The next stage for government is to conduct a large-scale and comprehensive review of public procurement, to identify precisely where resources need to be directed in the future to improve the system. Whether this is in regulation, skills and training, or transparency is unsure, but a review would enable government to improve and build upon current efforts like the Outsourcing Playbook in the future.

Recommendations

Recommendation 1: The Cabinet Office should create a ‘make or buy’ flowchart for all commissioning teams when deciding whether to provide a service in-house or not. Extra guidance should be included for considering whether the nature of the service ‘naturally lends itself to outsourcing’ (e.g. does demand fluctuate a lot? Is its performance highly dependent on other services?).

Recommendation 2: The Department for Digital, Culture, Media and Sports should produce a national guidance framework and toolkit for public service commissioners and providers explaining how to identify and quantify Social Value in public service contracts.

Recommendation 3: The Public Service Transformation Academy should receive a block grant of £50,000 per year from the Cabinet Office to fund their work. This should be spent partly on improving the regional hubs and providing a more consistent network for local authorities and Small- and Medium-sized Enterprises and Voluntary, Community, and Social Enterprises.

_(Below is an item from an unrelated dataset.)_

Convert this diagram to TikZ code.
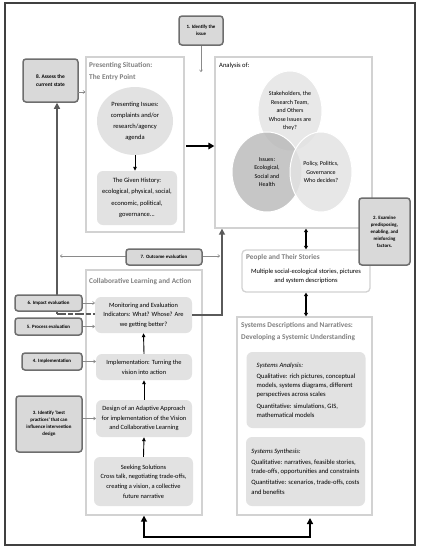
\documentclass[tikz,border=0pt]{standalone}
\usepackage{fontspec}
\setmainfont{Carlito}
\usetikzlibrary{arrows.meta,shapes.geometric,backgrounds}
\definecolor{framegray}{HTML}{D2D2D2}
\definecolor{taggray}{HTML}{6E6E6E}
\definecolor{tagfill}{HTML}{D9D9D9}
\definecolor{softfill}{HTML}{E2E2E2}
\definecolor{titlegray}{HTML}{808080}
\definecolor{arrowgray}{HTML}{8A8A8A}
\definecolor{linkgray}{HTML}{5A5A5A}
\newcommand\bodyfont{\fontsize{6.4}{9.6}\selectfont}
\tikzset{
  frame/.style={draw=framegray, line width=1.3pt, fill=white},
  tagbox/.style={draw=taggray, line width=1.5pt, fill=tagfill, rounded corners=3pt,
    font=\fontsize{4.9}{7}\selectfont\bfseries, align=center, inner sep=1pt},
  softbox/.style={fill=softfill, rounded corners=6pt, align=center, font=\bodyfont, inner sep=2pt},
  ttl/.style={text=titlegray, font=\fontsize{7.3}{12}\selectfont\bfseries, align=left,
    anchor=north west, inner sep=0pt},
  venn/.style={ellipse, draw=white, line width=1pt, align=center, font=\fontsize{6}{8.6}\selectfont, inner sep=0pt},
  tagarrow/.style={draw=arrowgray, line width=0.6pt, -{To[length=2.5pt,width=3.5pt]}},
  steparrow/.style={line width=0.9pt, -{Triangle[length=4pt,width=3.5pt]}},
  linkarrow/.style={draw=linkgray, line width=2pt, -{Triangle[length=6pt,width=6pt]}},
  bigarrow/.style={line width=2pt, {Triangle[length=6pt,width=6pt]}-{Triangle[length=6pt,width=6pt]}},
  twoway/.style={line width=1.2pt, {Triangle[length=3.5pt,width=4pt]}-{Triangle[length=3.5pt,width=4pt]}}
}
\begin{document}
\begin{tikzpicture}[x=1pt,y=-1pt]
\useasboundingbox (0,0) rectangle (421,550);
\draw[draw=black!75, line width=1.2pt] (5,3) rectangle (415,545);

% entry point
\node[frame, minimum width=98, minimum height=175] (pres) at (135,144.5) {};
\node[ttl] (prest) at (89,62) {Presenting Situation:\\The Entry Point};
\node[ellipse, fill=softfill, minimum width=76, minimum height=68, align=center,
  font=\fontsize{6.5}{11}\selectfont, inner sep=0pt] (pi) at (135,121)
  {Presenting Issues:\\complaints and/or\\research/agency\\agenda};
\node[softbox, minimum width=80, minimum height=54, font=\fontsize{6.5}{11.5}\selectfont] (gh) at (137,198)
  {The Given History:\\ecological, physical, social,\\economic, political,\\governance...};

% analysis
\node[frame, minimum width=157, minimum height=171] (ana) at (293.5,142.5) {};
\node[anchor=north west, inner sep=0pt, font=\fontsize{6.6}{8}\selectfont] (anat) at (219,63) {Analysis of:};
\node[venn, fill=black!9, minimum width=64, minimum height=80] (stk) at (290,111)
  {Stakeholders, the\\Research Team,\\and Others\\Whose Issues are\\they?};
\node[venn, fill=black!28, fill opacity=.8, text opacity=1, minimum width=70, minimum height=80] (iss) at (267,172)
  {Issues:\\Ecological,\\Social and\\Health};
\node[venn, fill=black!11, fill opacity=.85, text opacity=1, minimum width=62, minimum height=80] (pol) at (321,172)
  {Policy, Politics,\\Governance\\Who decides?};

% stories and systems
\node[frame, rounded corners=4pt, minimum width=128, minimum height=42] (ppl) at (306,271) {};
\node[ttl] (pplt) at (246,254) {People and Their Stories};
\node[font=\fontsize{6.5}{9}\selectfont, align=center, inner sep=0pt] (pplx) at (306,276)
  {Multiple social-ecological stories, pictures\\and system descriptions};
\node[frame, minimum width=135, minimum height=198] (sys) at (304.5,416) {};
\node[ttl] (syst) at (241,322) {Systems Descriptions and Narratives:\\Developing a Systemic Understanding};
\node[softbox, align=left, minimum width=119, minimum height=76, inner xsep=4pt,
  font=\fontsize{6.6}{9.2}\selectfont] (sysa) at (306,390)
  {\textit{Systems Analysis:}\\[2pt]
   Qualitative: rich pictures, conceptual\\models, systems diagrams, different\\perspectives across scales\\[2pt]
   Quantitative: simulations, GIS,\\mathematical models};
\node[softbox, align=left, minimum width=119, minimum height=69, inner xsep=4pt,
  font=\fontsize{6.6}{9.2}\selectfont] (syss) at (305.5,471.5)
  {\textit{Systems Synthesis:}\\[2pt]
   Qualitative: narratives, feasible stories,\\trade-offs, opportunities and constraints\\[2pt]
   Quantitative: scenarios, trade-offs, costs\\and benefits};

% collaborative learning
\node[frame, minimum width=116, minimum height=245] (col) at (144,392.5) {};
\node[ttl] (colt) at (89,278) {Collaborative Learning and Action};
\node[softbox, minimum width=97, minimum height=36] (mon) at (143.5,315)
  {Monitoring and Evaluation\\Indicators: What? Whose? Are\\we getting better?};
\node[softbox, minimum width=96, minimum height=26] (imp) at (144,367)
  {Implementation: Turning the\\vision into action};
\node[softbox, minimum width=96, minimum height=37] (des) at (144,418.5)
  {Design of an Adaptive Approach\\for implementation of the Vision\\and Collaborative Learning};
\node[softbox, minimum width=99, minimum height=49] (sk) at (143.5,481.5)
  {Seeking Solutions\\Cross talk, negotiating trade-offs,\\creating a vision, a collective\\future narrative};

% numbered steps
\node[tagbox, minimum width=44, minimum height=29] (s1) at (201,30.5) {1. Identify the\\issue};
\node[tagbox, minimum width=51, minimum height=67] (s2) at (384.5,231.5)
  {2. Examine\\predisposing,\\enabling, and\\reinforcing\\factors.};
\node[tagbox, minimum width=66, minimum height=56] (s3) at (49,424)
  {3. Identify `best\\practices' that can\\influence intervention\\design};
\node[tagbox, minimum width=60, minimum height=17] (s4) at (52,361.5) {4. Implementation};
\node[tagbox, minimum width=67, minimum height=17] (s5) at (48.5,326.5) {5. Process evaluation};
\node[tagbox, minimum width=67, minimum height=16] (s6) at (48.5,303) {6. Impact evaluation};
\node[tagbox, minimum width=76, minimum height=16] (s7) at (164,257) {7. Outcome evaluation};
\node[tagbox, minimum width=55, minimum height=43, font=\fontsize{5.4}{8}\selectfont\bfseries] (s8) at (50.5,80.5)
  {8.\ Assess the\\current state};

% connectors
\coordinate (jl) at (57,314);
\coordinate (jr) at (222,315);
\coordinate (o7l) at (60,256);
\coordinate (o7r) at (220,256);
\coordinate (e8) at (78,92);
\coordinate (pa) at (186,146);
\coordinate (t1) at (201,72);
\begin{scope}[on background layer]
\draw[linkarrow] (jl) -- (jl |- s8.south);
\draw[draw=arrowgray, line width=0.6pt, {To[length=2.5pt,width=3.5pt]}-{To[length=2.5pt,width=3.5pt]}] (o7l) -- (o7r);
\end{scope}
\draw[draw=linkgray, line width=2pt, dash pattern=on 9pt off 2pt on 5pt off 2pt] (jl) -- (jl -| mon.west);
\draw[linkarrow] (mon.east |- jr) -- (jr) -- (jr |- ana.south);
\draw[tagarrow] (s1.south) -- (t1);
\draw[tagarrow] (e8) -- (e8 -| pres.west);
\draw[tagarrow] (s6.east) -- (s6.east -| mon.west);
\draw[tagarrow] (s5.east) -- (s5.east -| mon.west);
\draw[tagarrow] (s4.east) -- (s4.east -| imp.west);
\draw[tagarrow] (des.west -| s3.east) -- (des.west);
\draw[line width=2.2pt, -{Triangle[length=6pt,width=6.5pt]}] (pa) -- (pa -| ana.west);
\draw[steparrow] (pi.south) -- (pi.south |- gh.north);
\draw[steparrow] (sk.north) -- (des.south);
\draw[steparrow] (des.north) -- (imp.south);
\draw[steparrow] (imp.north) -- (mon.south);
\draw[twoway] (ppl.north |- ana.south) -- (ppl.north);
\draw[twoway] (ppl.south) -- (ppl.south |- sys.north);
\draw[bigarrow] (col.south) -- (col.south |- 0,537) -| (310,518);
\end{tikzpicture}
\end{document}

Recommendation 4: In partnership with the Public Service Transformation Academy and Government Commercial Function, the Cabinet Office should take steps to introduce a national training framework for public service commissioners who contract over the Official Journal of the European Union financial thresholds for public service contracts. This should be a digital course, free at the point of access for financial and commercial staff within the civil service and local authorities, and funded from the levy on public service contracts.

Recommendation 5: The Government Commercial Function should expand its role to include an advisory service for public service commissioners. This could be modelled on the Association for Public Service Excellence forum model and be provided through a partnership with the Public Service Transformation Academy’s regional hubs.

Recommendation 6: All government departments that commission public services should adopt a ‘statement of responsibility’ regime and responsibility maps, modelled on the Financial Conduct Authority’s example that ensure all managers along the supply chain are aware of what their responsibilities are and what they are accountable for in the case of failure.

Recommendation 7: The Cabinet Office should issue updated guidance on additional requirements for those central government departments, wider public sector organisations, and prime contractors working on government contracts (Contracting Authorities) required to publish contract awards on Contracts Finder. At a minimum the contract award should include: details about the provider (such as annual turnover, company size, and number of government contracts awarded in the past 12 months); details about the contract (including three key performance indicators, the agreed payment model, and the exit terms for both parties); and the decision-making behind the contract award (including the added value brought to the contract by the provider).

Recommendation 8: To protect commercial interests and fair competition, redaction or non-publication of contract awards may be permitted but a case must be presented to the Cabinet Office within a reasonable period of time after the contract is agreed.

Recommendation 9: The Cabinet Office should regularly publish online in an accessible manner a list of those Contracting Authorities who have been found to fail to meet their obligations regarding the publication of tenders and contract awards on Contracts Finder. This should be separate to the Public Procurement Review Service results publications. A three-strike system should result in repeat offenders being added to a public “black-list” for non-compliance.

Recommendation 10: Government should review the regulatory landscape of public service markets which should involve considering a new regulator, that would look to support or take on some of the responsibilities of the Competition and Markets Authority and the National Audit Office, when it comes to public services. This would be funded by a levy on all types of providers scaled according to affordability. Its responsibilities could include: ensuring social value standards are maintained by all providers from across the sectors; the standard collection and audit of contracts; ensuring a healthy amount of competition and supplier diversity; the independent arbitration of contract disputes; and long-term market strategies.